150 people require TB testing after Microsoft vendor diagnosed with active tuberculosis - Q13 News Seattle

Doctor examining chest x-ray film of patient at hospital

REDMOND, Wash. -- About 150 vendors for Microsoft will require TB testing after one vendor was recently diagnosed with active tuberculosis, according to King County Public Health.

Here's what the public health agency had to say about tuberculosis and how it spreads:

TB is not easy to spread

TB is an infectious disease caused by bacteria that are passed from person to person through the air. TB is not easily spread; it’s much harder to spread than the cold or flu. It typically takes repeated and prolonged exposure in a confined indoor space to become infected with TB. Even in households with a person with contagious TB disease, only about 1-in-3 close household contacts become infected.

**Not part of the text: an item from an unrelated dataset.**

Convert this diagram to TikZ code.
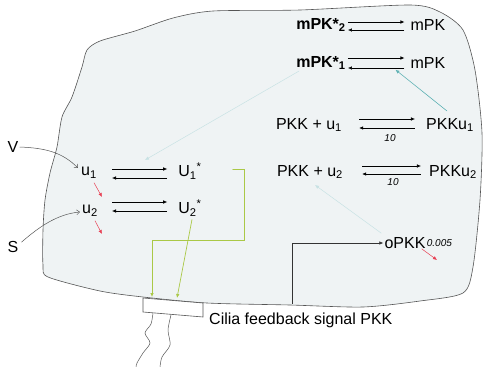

Active disease different from latent TB

Unlike active TB disease, people with latent (or dormant) TB infection can’t spread it to others and are not ill with the disease. Approximately 100,000 people in King County have latent TB infection. While they aren’t contagious now, they could potentially have active TB in the future and also infect others. Approximately one in 10 people with latent TB infection will develop active TB disease in their lifetime.

Details on the evaluation

An evaluation of exposures identified nearly 150 vendor employees who were in close contact with the person with TB disease for a long enough period of time that testing for TB infection is recommended as a precaution. The vendor companies are reaching out to their affected employees to notify them. Public Health has been on site this week to evaluate and test people who were exposed.

Treatment for TB

The vendor with active TB disease is currently receiving treatment. Most cases of active TB are readily treatable with antibiotics that are commonly available; treatment typically takes six to nine months. Drug-resistant strains require different antibiotics and may include a longer course of treatment (up to two years).

To become cured, a patient must complete the entire treatment, even after they are no longer infectious. If the treatment is interrupted before the bacteria are completely eliminated, TB can develop drug-resistance and become much harder to treat.

If any staff are identified to be infected with latent TB, they may be recommended for treatment, so that they do not develop the disease in the future.

More about TB

TB usually affects the lungs, but can affect lymph nodes, bones, joints, and other parts of the body. A person with active TB in the lungs can spread the disease by coughing or sneezing. In King County, 134 new cases of TB disease were reported in 2019.